《3》言葉の代わりの足浴
《自分を大切にする》
足を拭いてもらった子どもは、隣のテーブルで手浴をし、その後はお話しの時間まであやとりなどをして待ちます。
身体を清潔にすると、さっぱりして気持ちが落ち着き、心地良くなりますよね。子どもたちは、足浴で静けさをまとい、お話しの世界に入っていくのです。
自分の身体を整えることは、『自分を大切にすること』です。また、丁寧に足を拭いてもらうことで、『自分は大切にされている』という印象を受け取ります。
自分は大切なのです。大切にされることは心地よいのです。だからこそ、自分以外の人も、自分と同じように大切にされるべきだという感覚が芽生えるのです。
この時期「自分を大切にしなさい」とか「他の人を大切にしなさい」といった概念を言葉で説明することはありません。
大事なのは大切にされることです。
《子どもへの言葉が少なくなる》
育児はときに言葉が過剰になりがちですよね。日々、子どもに「寒いから温かくしなさーい!」「洗いなさーい!」「仲良くしなさーい!」などと多くの言葉を投げかけがちです。
でも、この園では、こういった言葉を投げかけることはほとんどありません。言葉ではなく、行為を通じて学んでいきます。その行為に導く言葉がけをする程度です。
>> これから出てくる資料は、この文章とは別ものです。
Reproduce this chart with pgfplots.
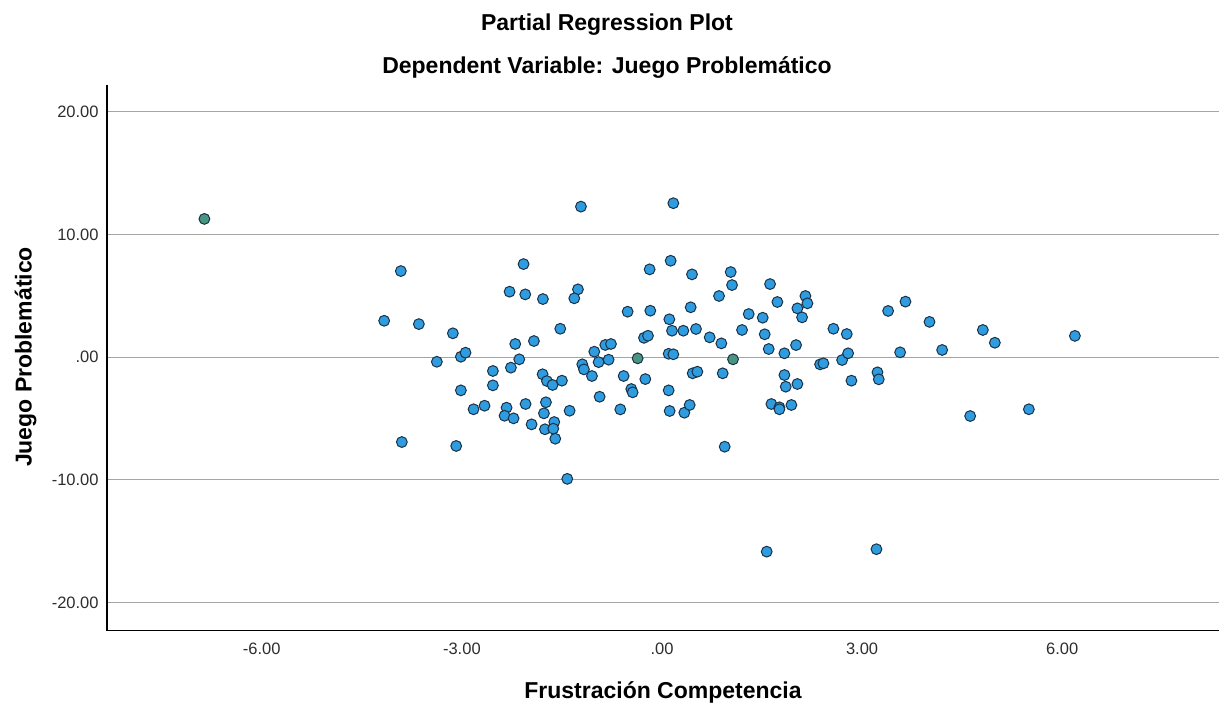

例えばお湯に足をつけることで、自分の足が冷たいことに気づきます。そして「温かいって心地いいな」と感じます。「きれいにするとさっぱりするな」「大切にされると嬉しいな」といったポジティブな体験が生活の中に練りこまれていて、毎日、毎日、繰り返し、繰り返し、積み重ねるのです。
もちろん全てがうまくいく魔法みたいなことはありませんが、この教育は『子どもへの多すぎる言葉』が少なくなる教育と言っても良いかもしれません。これは大人にとっても大きな助けとなりますよね。